Five years is a long time to spend working
in one rock 'n' roll band that specializes in energetic driving original rock,
but Skogie is one such band.
Skogie, first organized in 1971 as Skogie
and the Flaming Pachucos, can be seen and heard in places like the Bronco Bar in
Chanhassesn, the Blitz Bar and the Cabooze in Minneapolis, the Island Plaza in
St. Paul Park, (beginning next Wednesday) and the Prior Place in Prior Lake
(tonight and Saturday).
"We're doing all right," said Skogie's
Dennis Peterson in a recent interview at the Bronco. "It's just like working a
steady job, five nights a week."
SKOGIE IS RICK Moore on guitar, Peterson on Bass, All Galles playing Drums, and
Little Mark David Goldstein on keyboards. Moore is 25, Peterson and Galles are
24, and Golstein is 21. Add to these Rick's brother, Bobby Moore, who works the
lights and fills in part-time on saxophone, and Steve Brenner, the sound
technician, bookkeeper and general right-hand man.
Skogie on-stage is versatile enough to
switch gears between social commentary and fairly straight, hard-driving
rock-and-roll dance material.

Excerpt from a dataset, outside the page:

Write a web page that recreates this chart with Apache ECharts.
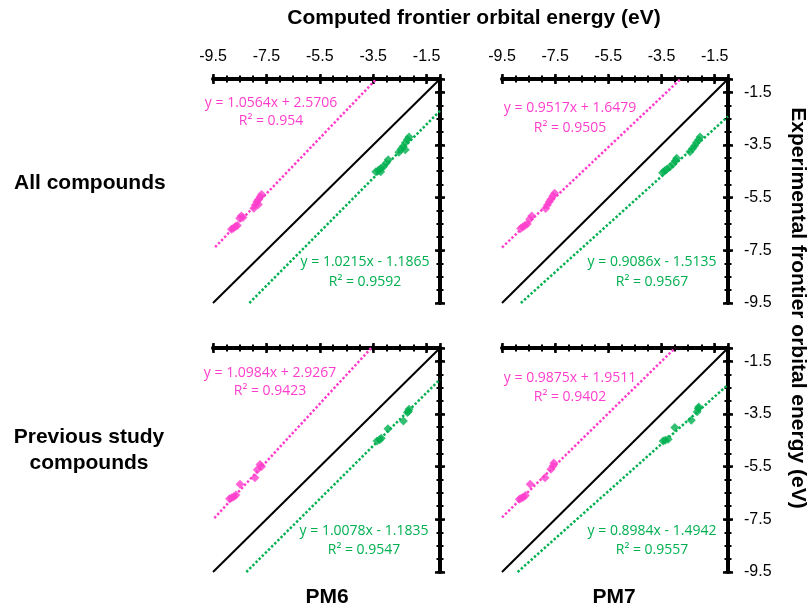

The musicianship ranges from good to
above-average, The vocals are consistently solid and well harmonized.
Originality is the element that sets Skogie
apart. In the past, Moore and company have disclaimed all intention of satire,
but now it creeps into their stage banter quite a bit, along with parody,
one-liners and considerable camp.
In ripping apart the Yes giant,
"Roundabout," Skogie demonstrates an ability to lampoon pretensions of musical
sophistication in rock. ("Everyone thinks 'Roundabout' is some kind of classic
that deserves reverence." says Peterson, "but it's really just a very good rock
'n' roll song.")
To demonstrate. Moore is introduced as the
continental ballet star, Alfonzo Bozoini. Moore plays the famous "Roundabout"
guitar intro while capering -- teetering really -- inexpertly and whimsically
about the stage.
While his dancing would hardly persuade a
Rudolf Nureyev to burn his ballet slippers, it does successfully chide the
song's psuedo-classicism. At one point, Bobby Moore holds cartoon thought
balloon to his brother's head that says, "I'm really expressing myself!"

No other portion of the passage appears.